■ Task ■
Keep every line where the word "that" appears; drop the rest.

■ Provided entries ■
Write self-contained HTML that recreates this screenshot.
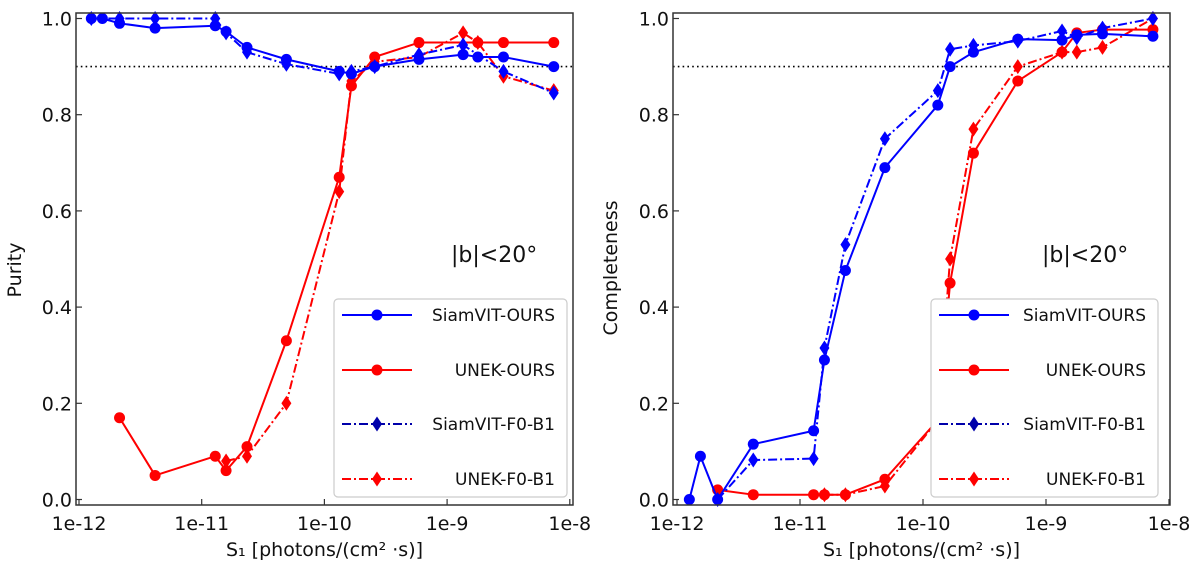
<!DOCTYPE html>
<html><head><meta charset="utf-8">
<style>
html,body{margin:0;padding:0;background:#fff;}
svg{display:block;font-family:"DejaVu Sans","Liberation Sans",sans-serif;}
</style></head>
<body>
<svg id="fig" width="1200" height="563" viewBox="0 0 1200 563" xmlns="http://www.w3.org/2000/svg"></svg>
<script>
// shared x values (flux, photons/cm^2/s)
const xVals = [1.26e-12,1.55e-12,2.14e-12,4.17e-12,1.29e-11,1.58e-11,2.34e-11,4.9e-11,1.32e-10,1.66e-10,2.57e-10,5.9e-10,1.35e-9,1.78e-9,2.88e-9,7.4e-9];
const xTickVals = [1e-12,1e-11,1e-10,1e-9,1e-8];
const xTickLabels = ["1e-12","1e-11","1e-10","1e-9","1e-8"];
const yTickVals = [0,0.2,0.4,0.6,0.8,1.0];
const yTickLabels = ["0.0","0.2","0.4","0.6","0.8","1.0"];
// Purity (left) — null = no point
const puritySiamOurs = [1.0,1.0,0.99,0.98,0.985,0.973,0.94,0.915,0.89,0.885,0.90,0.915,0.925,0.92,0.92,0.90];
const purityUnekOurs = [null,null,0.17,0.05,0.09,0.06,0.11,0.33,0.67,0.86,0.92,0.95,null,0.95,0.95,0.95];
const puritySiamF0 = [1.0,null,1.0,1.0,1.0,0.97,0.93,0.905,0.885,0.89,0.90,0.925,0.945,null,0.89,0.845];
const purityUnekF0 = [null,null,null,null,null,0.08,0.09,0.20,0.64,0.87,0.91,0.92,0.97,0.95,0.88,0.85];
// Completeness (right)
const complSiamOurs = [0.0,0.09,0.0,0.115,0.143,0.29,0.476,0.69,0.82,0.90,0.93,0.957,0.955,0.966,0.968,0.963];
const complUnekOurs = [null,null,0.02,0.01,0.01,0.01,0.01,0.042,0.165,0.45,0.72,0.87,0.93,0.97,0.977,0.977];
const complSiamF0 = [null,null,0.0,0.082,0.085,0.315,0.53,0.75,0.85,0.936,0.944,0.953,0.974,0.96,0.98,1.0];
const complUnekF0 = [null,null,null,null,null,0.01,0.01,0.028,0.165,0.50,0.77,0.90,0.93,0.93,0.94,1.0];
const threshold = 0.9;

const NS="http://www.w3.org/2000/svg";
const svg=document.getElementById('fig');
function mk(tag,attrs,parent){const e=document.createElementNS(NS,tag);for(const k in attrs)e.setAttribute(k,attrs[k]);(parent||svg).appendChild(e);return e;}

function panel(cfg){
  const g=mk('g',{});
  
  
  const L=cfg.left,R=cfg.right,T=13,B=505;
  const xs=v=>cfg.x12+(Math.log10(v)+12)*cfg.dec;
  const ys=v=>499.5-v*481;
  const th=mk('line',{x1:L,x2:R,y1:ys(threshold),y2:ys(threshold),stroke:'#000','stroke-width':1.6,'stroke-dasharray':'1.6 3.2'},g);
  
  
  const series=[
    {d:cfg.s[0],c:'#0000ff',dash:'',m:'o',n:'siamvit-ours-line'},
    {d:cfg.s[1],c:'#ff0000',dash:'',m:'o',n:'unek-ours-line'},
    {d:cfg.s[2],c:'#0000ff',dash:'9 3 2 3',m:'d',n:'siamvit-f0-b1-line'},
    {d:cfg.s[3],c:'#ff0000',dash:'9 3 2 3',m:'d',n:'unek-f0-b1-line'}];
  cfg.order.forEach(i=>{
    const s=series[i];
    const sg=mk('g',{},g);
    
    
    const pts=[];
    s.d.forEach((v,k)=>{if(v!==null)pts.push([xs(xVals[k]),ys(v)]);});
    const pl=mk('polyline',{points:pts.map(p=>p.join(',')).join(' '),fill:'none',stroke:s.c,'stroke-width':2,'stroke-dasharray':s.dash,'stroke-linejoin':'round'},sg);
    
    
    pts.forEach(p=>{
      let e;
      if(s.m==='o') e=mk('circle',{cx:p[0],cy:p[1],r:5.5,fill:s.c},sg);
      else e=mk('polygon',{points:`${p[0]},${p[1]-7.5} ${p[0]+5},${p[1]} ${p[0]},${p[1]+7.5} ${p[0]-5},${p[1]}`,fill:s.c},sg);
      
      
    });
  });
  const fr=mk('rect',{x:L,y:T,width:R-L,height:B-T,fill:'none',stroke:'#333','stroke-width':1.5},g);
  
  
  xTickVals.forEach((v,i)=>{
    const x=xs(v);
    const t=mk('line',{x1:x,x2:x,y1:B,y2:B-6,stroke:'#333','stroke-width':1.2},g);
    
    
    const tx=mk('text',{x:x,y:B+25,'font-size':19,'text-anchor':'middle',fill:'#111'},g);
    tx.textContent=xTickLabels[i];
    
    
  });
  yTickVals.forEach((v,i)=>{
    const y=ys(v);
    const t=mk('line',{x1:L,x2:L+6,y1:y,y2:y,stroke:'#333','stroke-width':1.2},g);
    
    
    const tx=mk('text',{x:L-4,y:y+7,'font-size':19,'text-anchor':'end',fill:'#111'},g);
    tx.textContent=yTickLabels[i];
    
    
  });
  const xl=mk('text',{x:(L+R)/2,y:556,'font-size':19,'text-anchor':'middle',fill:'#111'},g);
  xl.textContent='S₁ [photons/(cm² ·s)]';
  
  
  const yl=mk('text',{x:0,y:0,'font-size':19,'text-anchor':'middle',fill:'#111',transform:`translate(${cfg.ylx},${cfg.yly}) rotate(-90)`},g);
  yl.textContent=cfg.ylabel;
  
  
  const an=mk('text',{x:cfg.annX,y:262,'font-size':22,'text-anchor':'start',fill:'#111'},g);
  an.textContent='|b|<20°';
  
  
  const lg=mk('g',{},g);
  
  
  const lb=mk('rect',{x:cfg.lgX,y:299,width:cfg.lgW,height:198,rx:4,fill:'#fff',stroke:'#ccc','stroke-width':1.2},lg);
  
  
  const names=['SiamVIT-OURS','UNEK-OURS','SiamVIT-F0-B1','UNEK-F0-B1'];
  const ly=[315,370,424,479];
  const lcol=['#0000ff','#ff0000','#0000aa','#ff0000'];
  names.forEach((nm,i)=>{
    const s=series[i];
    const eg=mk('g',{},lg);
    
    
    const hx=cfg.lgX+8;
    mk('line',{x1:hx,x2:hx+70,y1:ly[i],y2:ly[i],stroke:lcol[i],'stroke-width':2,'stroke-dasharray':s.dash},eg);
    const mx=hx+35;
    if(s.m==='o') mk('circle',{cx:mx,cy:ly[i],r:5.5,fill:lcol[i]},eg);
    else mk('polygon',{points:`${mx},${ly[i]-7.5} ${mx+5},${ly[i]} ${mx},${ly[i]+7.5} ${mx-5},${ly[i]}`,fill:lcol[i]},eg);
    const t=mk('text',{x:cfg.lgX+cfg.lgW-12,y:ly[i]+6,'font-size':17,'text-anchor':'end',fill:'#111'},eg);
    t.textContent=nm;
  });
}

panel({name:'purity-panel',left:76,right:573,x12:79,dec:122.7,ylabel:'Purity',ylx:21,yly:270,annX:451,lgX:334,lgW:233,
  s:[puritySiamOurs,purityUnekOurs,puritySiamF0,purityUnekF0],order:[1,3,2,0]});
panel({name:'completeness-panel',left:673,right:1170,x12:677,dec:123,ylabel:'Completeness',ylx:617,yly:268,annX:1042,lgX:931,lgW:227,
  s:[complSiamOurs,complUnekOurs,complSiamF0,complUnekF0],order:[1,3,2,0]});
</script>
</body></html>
--
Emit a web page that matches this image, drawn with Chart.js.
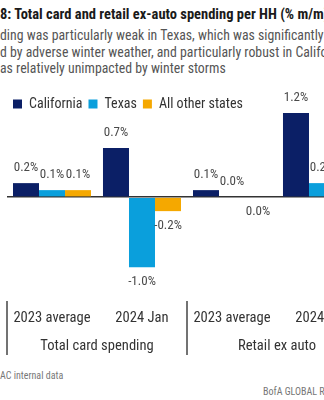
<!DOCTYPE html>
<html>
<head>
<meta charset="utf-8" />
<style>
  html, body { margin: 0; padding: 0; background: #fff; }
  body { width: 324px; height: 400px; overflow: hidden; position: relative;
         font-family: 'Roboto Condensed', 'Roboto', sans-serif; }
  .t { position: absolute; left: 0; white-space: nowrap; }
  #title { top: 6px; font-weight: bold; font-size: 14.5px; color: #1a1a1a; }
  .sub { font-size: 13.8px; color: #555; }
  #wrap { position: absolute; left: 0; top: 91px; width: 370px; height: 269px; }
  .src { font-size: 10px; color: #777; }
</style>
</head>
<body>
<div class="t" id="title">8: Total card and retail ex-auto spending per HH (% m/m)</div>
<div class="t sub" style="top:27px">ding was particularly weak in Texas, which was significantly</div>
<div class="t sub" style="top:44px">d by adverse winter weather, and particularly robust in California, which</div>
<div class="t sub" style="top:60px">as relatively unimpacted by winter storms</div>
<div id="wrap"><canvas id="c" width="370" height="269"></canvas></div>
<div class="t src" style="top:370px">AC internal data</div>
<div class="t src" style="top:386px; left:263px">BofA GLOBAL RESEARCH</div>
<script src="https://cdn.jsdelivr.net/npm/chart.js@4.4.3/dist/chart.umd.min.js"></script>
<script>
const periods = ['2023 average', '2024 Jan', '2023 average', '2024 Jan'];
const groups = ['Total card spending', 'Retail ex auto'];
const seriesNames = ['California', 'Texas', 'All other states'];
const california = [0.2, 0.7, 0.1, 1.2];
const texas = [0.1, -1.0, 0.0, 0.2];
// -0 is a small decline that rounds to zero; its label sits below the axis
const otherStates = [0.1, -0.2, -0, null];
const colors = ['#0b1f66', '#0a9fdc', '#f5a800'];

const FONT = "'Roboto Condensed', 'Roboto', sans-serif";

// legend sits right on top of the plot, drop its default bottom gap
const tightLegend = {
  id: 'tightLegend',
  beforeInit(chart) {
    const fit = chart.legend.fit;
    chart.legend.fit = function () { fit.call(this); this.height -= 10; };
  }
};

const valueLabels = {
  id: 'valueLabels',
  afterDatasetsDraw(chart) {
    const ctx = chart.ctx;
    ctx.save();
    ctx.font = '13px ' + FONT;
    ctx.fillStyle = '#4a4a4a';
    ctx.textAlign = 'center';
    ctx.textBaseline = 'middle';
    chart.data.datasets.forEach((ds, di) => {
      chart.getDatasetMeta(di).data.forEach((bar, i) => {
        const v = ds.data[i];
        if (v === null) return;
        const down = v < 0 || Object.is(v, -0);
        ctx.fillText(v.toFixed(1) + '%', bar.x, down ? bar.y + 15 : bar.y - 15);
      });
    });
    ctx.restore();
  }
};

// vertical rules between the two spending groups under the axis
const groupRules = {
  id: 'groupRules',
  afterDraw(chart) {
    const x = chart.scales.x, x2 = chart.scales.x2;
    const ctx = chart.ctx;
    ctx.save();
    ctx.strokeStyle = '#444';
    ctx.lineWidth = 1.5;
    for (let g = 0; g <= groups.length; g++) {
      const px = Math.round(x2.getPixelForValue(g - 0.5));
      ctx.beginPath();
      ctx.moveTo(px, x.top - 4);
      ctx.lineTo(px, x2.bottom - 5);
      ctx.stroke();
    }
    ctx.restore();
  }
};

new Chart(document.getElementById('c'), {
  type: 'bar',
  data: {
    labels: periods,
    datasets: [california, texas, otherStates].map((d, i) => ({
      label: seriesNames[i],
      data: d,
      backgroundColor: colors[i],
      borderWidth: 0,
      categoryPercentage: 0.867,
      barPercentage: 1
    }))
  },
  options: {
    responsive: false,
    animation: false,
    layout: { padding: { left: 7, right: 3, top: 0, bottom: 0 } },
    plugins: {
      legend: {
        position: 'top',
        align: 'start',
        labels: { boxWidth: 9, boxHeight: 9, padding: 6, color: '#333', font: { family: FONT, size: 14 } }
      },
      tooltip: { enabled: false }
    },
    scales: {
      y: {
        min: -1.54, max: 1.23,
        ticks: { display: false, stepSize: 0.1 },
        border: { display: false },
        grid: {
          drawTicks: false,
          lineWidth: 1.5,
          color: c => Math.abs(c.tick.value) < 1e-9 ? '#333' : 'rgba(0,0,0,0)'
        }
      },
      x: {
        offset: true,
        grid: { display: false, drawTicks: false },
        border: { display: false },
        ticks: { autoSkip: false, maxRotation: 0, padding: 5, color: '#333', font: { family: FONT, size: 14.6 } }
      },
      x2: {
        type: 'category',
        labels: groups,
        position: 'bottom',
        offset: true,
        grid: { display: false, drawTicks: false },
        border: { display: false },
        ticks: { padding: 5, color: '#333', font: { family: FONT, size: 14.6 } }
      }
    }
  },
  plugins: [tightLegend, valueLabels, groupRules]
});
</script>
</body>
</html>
---
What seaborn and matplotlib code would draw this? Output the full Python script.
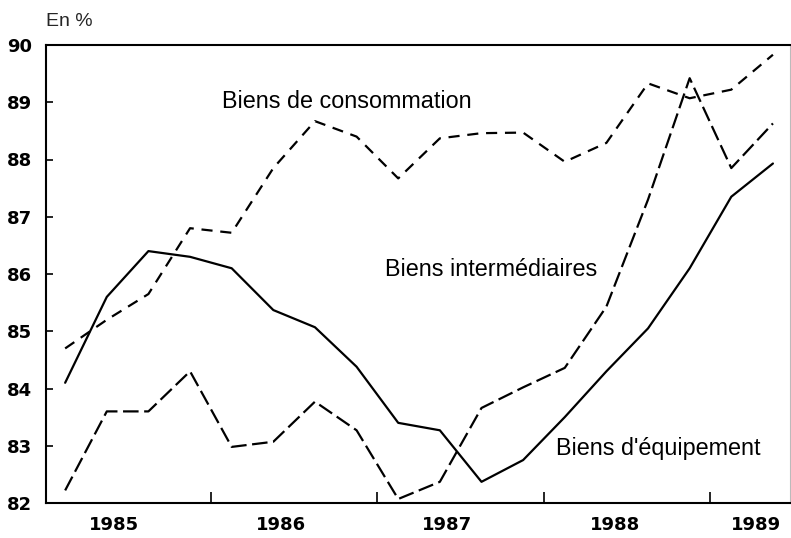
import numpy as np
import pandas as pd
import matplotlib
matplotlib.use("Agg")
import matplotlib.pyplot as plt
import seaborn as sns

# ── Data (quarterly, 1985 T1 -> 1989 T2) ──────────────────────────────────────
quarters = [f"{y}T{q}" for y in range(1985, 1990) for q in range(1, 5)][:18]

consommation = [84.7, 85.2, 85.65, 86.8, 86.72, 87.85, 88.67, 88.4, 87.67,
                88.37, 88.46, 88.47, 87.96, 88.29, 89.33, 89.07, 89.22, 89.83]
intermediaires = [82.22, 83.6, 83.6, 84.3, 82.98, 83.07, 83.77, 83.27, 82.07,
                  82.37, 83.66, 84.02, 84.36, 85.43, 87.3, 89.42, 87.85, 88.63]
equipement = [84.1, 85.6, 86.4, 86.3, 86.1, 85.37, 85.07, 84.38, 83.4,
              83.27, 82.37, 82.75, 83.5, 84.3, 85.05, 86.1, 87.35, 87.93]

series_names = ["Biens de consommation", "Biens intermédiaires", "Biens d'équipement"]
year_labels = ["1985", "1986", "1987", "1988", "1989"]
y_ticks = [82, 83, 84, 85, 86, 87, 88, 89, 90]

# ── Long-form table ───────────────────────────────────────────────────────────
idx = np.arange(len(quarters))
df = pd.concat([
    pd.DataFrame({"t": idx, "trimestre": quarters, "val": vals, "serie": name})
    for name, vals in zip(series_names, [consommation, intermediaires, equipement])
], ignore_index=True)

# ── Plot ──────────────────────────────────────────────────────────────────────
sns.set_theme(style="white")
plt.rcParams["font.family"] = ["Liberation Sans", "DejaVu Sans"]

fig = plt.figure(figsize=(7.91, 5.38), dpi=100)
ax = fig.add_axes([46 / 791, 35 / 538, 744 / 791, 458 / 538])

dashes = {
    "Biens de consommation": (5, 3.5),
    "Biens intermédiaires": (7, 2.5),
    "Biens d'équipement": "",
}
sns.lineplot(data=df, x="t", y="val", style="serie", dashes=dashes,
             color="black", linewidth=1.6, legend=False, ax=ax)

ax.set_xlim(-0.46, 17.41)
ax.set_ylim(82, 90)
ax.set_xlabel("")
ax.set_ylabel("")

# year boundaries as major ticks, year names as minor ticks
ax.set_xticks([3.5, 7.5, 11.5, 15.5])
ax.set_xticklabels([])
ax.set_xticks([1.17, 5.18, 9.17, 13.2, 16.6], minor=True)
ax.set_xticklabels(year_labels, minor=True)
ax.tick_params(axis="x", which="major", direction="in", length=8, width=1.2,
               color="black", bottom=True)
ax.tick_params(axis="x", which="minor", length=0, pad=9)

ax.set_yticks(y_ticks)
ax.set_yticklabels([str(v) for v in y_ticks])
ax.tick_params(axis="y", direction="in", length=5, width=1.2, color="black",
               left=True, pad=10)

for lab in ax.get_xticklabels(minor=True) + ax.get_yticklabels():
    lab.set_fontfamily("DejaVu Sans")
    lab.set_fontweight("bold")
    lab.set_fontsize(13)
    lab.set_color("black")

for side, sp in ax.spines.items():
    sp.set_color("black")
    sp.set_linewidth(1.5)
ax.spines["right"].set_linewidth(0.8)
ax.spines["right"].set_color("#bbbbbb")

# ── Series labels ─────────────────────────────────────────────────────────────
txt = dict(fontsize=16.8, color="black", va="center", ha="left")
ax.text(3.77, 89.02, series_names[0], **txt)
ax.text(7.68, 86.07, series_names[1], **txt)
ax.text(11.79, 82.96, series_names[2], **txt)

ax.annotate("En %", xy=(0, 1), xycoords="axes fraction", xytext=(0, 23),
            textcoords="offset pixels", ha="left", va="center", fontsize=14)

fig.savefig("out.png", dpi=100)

■ Answer to this exercise ■
Write self-contained HTML that recreates this screenshot.
Emit a web page that matches this image, drawn with Chart.js.
// -0 is a small decline that rounds to zero; its label sits below the axis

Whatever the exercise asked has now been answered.